§ MATERIAL
▼

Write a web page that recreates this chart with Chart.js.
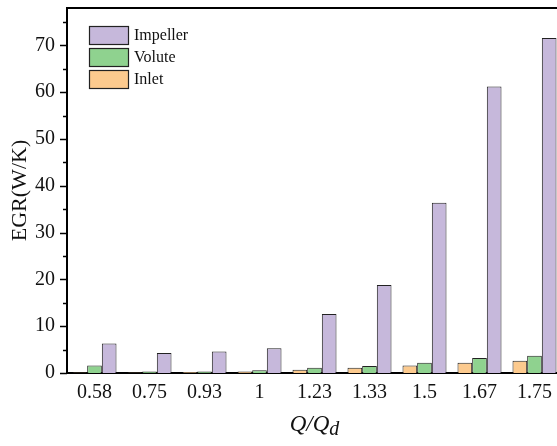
<!DOCTYPE html>
<html>
<head>
<meta charset="utf-8">
<script src="https://cdn.jsdelivr.net/npm/chart.js@4.4.1/dist/chart.umd.min.js"></script>
<style>
  html, body { margin: 0; padding: 0; background: #fff; overflow: hidden; }
  #wrap { width: 557px; height: 446px; overflow: hidden; }
</style>
</head>
<body>
<div id="wrap"><canvas id="mycanvas" width="580" height="446"></canvas></div>
<script>
// Q/Qd flow ratios
var ratios = ['0.58', '0.75', '0.93', '1', '1.23', '1.33', '1.5', '1.67', '1.75'];
// EGR (W/K) per component
var impeller = [6.3, 4.3, 4.6, 5.3, 12.6, 18.8, 36.4, 61.2, 71.6];
var volute = [1.6, 0.3, 0.3, 0.6, 1.1, 1.5, 2.2, 3.2, 3.7];
var inlet = [0.1, 0.1, 0.2, 0.3, 0.7, 1.1, 1.6, 2.2, 2.6];
var yTicks = [0, 10, 20, 30, 40, 50, 60, 70];

var serif = "'Liberation Serif', 'Times New Roman', serif";

// frame, minor ticks, legend and x title
var extras = {
    id: 'extras',
    afterDraw: function(chart) {
        var ctx = chart.ctx;
        var area = chart.chartArea;
        var y = chart.scales.y;
        ctx.save();
        ctx.strokeStyle = '#000';

        // top + right frame
        ctx.lineWidth = 2;
        ctx.beginPath();
        ctx.moveTo(area.left - 1, area.top);
        ctx.lineTo(area.right, area.top);
        ctx.lineTo(area.right, area.bottom);
        ctx.stroke();

        // outward y ticks, major and minor
        ctx.lineWidth = 1.5;
        for (var v = 0; v <= 75; v += 5) {
            var py = Math.round(y.getPixelForValue(v)) + 0.5;
            var len = (v % 10 === 0) ? 7 : 4;
            ctx.beginPath();
            ctx.moveTo(area.left - len, py);
            ctx.lineTo(area.left, py);
            ctx.stroke();
        }

        // legend, reversed order like the figure
        var items = chart.data.datasets.slice().reverse();
        ctx.font = '16px ' + serif;
        ctx.textBaseline = 'middle';
        ctx.textAlign = 'left';
        for (var i = 0; i < items.length; i++) {
            var bx = 89, by = 26 + i * 22;
            ctx.fillStyle = items[i].backgroundColor;
            ctx.fillRect(bx, by, 40, 19);
            ctx.lineWidth = 1.2;
            ctx.strokeStyle = '#222';
            ctx.strokeRect(bx + 0.5, by + 0.5, 39, 18);
            ctx.fillStyle = '#111';
            ctx.fillText(items[i].label, bx + 45, by + 10);
        }

        // x title Q/Q_d
        var cx = (area.left + area.right) / 2;
        ctx.font = 'italic 23px ' + serif;
        var main = 'Q/Q';
        var wMain = ctx.measureText(main).width;
        ctx.font = 'italic 20px ' + serif;
        var wSub = ctx.measureText('d').width;
        var start = cx - (wMain + wSub) / 2;
        ctx.fillStyle = '#111';
        ctx.textBaseline = 'alphabetic';
        ctx.font = 'italic 23px ' + serif;
        ctx.fillText(main, start, 431);
        ctx.font = 'italic 20px ' + serif;
        ctx.fillText('d', start + wMain, 435);
        ctx.restore();
    }
};

var chartdata = {
    labels: ratios,
    datasets: [
        {
            label: 'Inlet',
            backgroundColor: 'rgb(252, 202, 142)',
            borderColor: '#222',
            borderWidth: 1,
            data: inlet
        },
        {
            label: 'Volute',
            backgroundColor: 'rgb(143, 210, 143)',
            borderColor: '#222',
            borderWidth: 1,
            data: volute
        },
        {
            label: 'Impeller',
            backgroundColor: 'rgb(198, 184, 219)',
            borderColor: '#222',
            borderWidth: 1,
            data: impeller
        }
    ]
};

var ctx = document.getElementById('mycanvas');
var egrChart = new Chart(ctx, {
    type: 'bar',
    data: chartdata,
    plugins: [extras],
    options: {
        responsive: false,
        animation: false,
        devicePixelRatio: 1,
        layout: { padding: { top: 8, right: 18, left: 0, bottom: 0 } },
        datasets: {
            bar: { categoryPercentage: 0.8, barPercentage: 1.0 }
        },
        plugins: {
            legend: { display: false },
            tooltip: { enabled: false }
        },
        scales: {
            x: {
                grid: { display: false, drawTicks: false },
                border: { display: true, color: '#000', width: 2 },
                ticks: {
                    color: '#111',
                    padding: 8,
                    font: { family: serif, size: 20 }
                },
                afterFit: function(scale) {
                    scale.height = 73;
                    scale.paddingLeft = 0;
                    scale.paddingRight = 0;
                }
            },
            y: {
                min: 0,
                max: 78,
                grid: { display: false, drawTicks: false },
                border: { display: true, color: '#000', width: 2 },
                afterBuildTicks: function(scale) {
                    scale.ticks = yTicks.map(function(v) { return { value: v }; });
                },
                ticks: {
                    color: '#111',
                    padding: 12,
                    font: { family: serif, size: 20 }
                },
                title: {
                    display: true,
                    text: 'EGR(W/K)',
                    color: '#111',
                    padding: { top: 7, bottom: 0 },
                    font: { family: serif, size: 22 }
                },
                afterFit: function(scale) {
                    scale.width = 67;
                    scale.paddingTop = 0;
                    scale.paddingBottom = 0;
                }
            }
        }
    }
});
</script>
</body>
</html>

▲

§ REQUEST
Leave the images out, please, and restate each line word for word.

§ WORKED SOLUTION
Write a web page that recreates this chart with Chart.js.
<!DOCTYPE html>
<html>
<head>
<meta charset="utf-8">
<script src="https://cdn.jsdelivr.net/npm/chart.js@4.4.1/dist/chart.umd.min.js"></script>
<style>
  html, body { margin: 0; padding: 0; background: #fff; overflow: hidden; }
  #wrap { width: 557px; height: 446px; overflow: hidden; }
</style>
</head>
<body>
<div id="wrap"><canvas id="mycanvas" width="580" height="446"></canvas></div>
<script>
// Q/Qd flow ratios
var ratios = ['0.58', '0.75', '0.93', '1', '1.23', '1.33', '1.5', '1.67', '1.75'];
// EGR (W/K) per component
var impeller = [6.3, 4.3, 4.6, 5.3, 12.6, 18.8, 36.4, 61.2, 71.6];
var volute = [1.6, 0.3, 0.3, 0.6, 1.1, 1.5, 2.2, 3.2, 3.7];
var inlet = [0.1, 0.1, 0.2, 0.3, 0.7, 1.1, 1.6, 2.2, 2.6];
var yTicks = [0, 10, 20, 30, 40, 50, 60, 70];

var serif = "'Liberation Serif', 'Times New Roman', serif";

// frame, minor ticks, legend and x title
var extras = {
    id: 'extras',
    afterDraw: function(chart) {
        var ctx = chart.ctx;
        var area = chart.chartArea;
        var y = chart.scales.y;
        ctx.save();
        ctx.strokeStyle = '#000';

        // top + right frame
        ctx.lineWidth = 2;
        ctx.beginPath();
        ctx.moveTo(area.left - 1, area.top);
        ctx.lineTo(area.right, area.top);
        ctx.lineTo(area.right, area.bottom);
        ctx.stroke();

        // outward y ticks, major and minor
        ctx.lineWidth = 1.5;
        for (var v = 0; v <= 75; v += 5) {
            var py = Math.round(y.getPixelForValue(v)) + 0.5;
            var len = (v % 10 === 0) ? 7 : 4;
            ctx.beginPath();
            ctx.moveTo(area.left - len, py);
            ctx.lineTo(area.left, py);
            ctx.stroke();
        }

        // legend, reversed order like the figure
        var items = chart.data.datasets.slice().reverse();
        ctx.font = '16px ' + serif;
        ctx.textBaseline = 'middle';
        ctx.textAlign = 'left';
        for (var i = 0; i < items.length; i++) {
            var bx = 89, by = 26 + i * 22;
            ctx.fillStyle = items[i].backgroundColor;
            ctx.fillRect(bx, by, 40, 19);
            ctx.lineWidth = 1.2;
            ctx.strokeStyle = '#222';
            ctx.strokeRect(bx + 0.5, by + 0.5, 39, 18);
            ctx.fillStyle = '#111';
            ctx.fillText(items[i].label, bx + 45, by + 10);
        }

        // x title Q/Q_d
        var cx = (area.left + area.right) / 2;
        ctx.font = 'italic 23px ' + serif;
        var main = 'Q/Q';
        var wMain = ctx.measureText(main).width;
        ctx.font = 'italic 20px ' + serif;
        var wSub = ctx.measureText('d').width;
        var start = cx - (wMain + wSub) / 2;
        ctx.fillStyle = '#111';
        ctx.textBaseline = 'alphabetic';
        ctx.font = 'italic 23px ' + serif;
        ctx.fillText(main, start, 431);
        ctx.font = 'italic 20px ' + serif;
        ctx.fillText('d', start + wMain, 435);
        ctx.restore();
    }
};

var chartdata = {
    labels: ratios,
    datasets: [
        {
            label: 'Inlet',
            backgroundColor: 'rgb(252, 202, 142)',
            borderColor: '#222',
            borderWidth: 1,
            data: inlet
        },
        {
            label: 'Volute',
            backgroundColor: 'rgb(143, 210, 143)',
            borderColor: '#222',
            borderWidth: 1,
            data: volute
        },
        {
            label: 'Impeller',
            backgroundColor: 'rgb(198, 184, 219)',
            borderColor: '#222',
            borderWidth: 1,
            data: impeller
        }
    ]
};

var ctx = document.getElementById('mycanvas');
var egrChart = new Chart(ctx, {
    type: 'bar',
    data: chartdata,
    plugins: [extras],
    options: {
        responsive: false,
        animation: false,
        devicePixelRatio: 1,
        layout: { padding: { top: 8, right: 18, left: 0, bottom: 0 } },
        datasets: {
            bar: { categoryPercentage: 0.8, barPercentage: 1.0 }
        },
        plugins: {
            legend: { display: false },
            tooltip: { enabled: false }
        },
        scales: {
            x: {
                grid: { display: false, drawTicks: false },
                border: { display: true, color: '#000', width: 2 },
                ticks: {
                    color: '#111',
                    padding: 8,
                    font: { family: serif, size: 20 }
                },
                afterFit: function(scale) {
                    scale.height = 73;
                    scale.paddingLeft = 0;
                    scale.paddingRight = 0;
                }
            },
            y: {
                min: 0,
                max: 78,
                grid: { display: false, drawTicks: false },
                border: { display: true, color: '#000', width: 2 },
                afterBuildTicks: function(scale) {
                    scale.ticks = yTicks.map(function(v) { return { value: v }; });
                },
                ticks: {
                    color: '#111',
                    padding: 12,
                    font: { family: serif, size: 20 }
                },
                title: {
                    display: true,
                    text: 'EGR(W/K)',
                    color: '#111',
                    padding: { top: 7, bottom: 0 },
                    font: { family: serif, size: 22 }
                },
                afterFit: function(scale) {
                    scale.width = 67;
                    scale.paddingTop = 0;
                    scale.paddingBottom = 0;
                }
            }
        }
    }
});
</script>
</body>
</html>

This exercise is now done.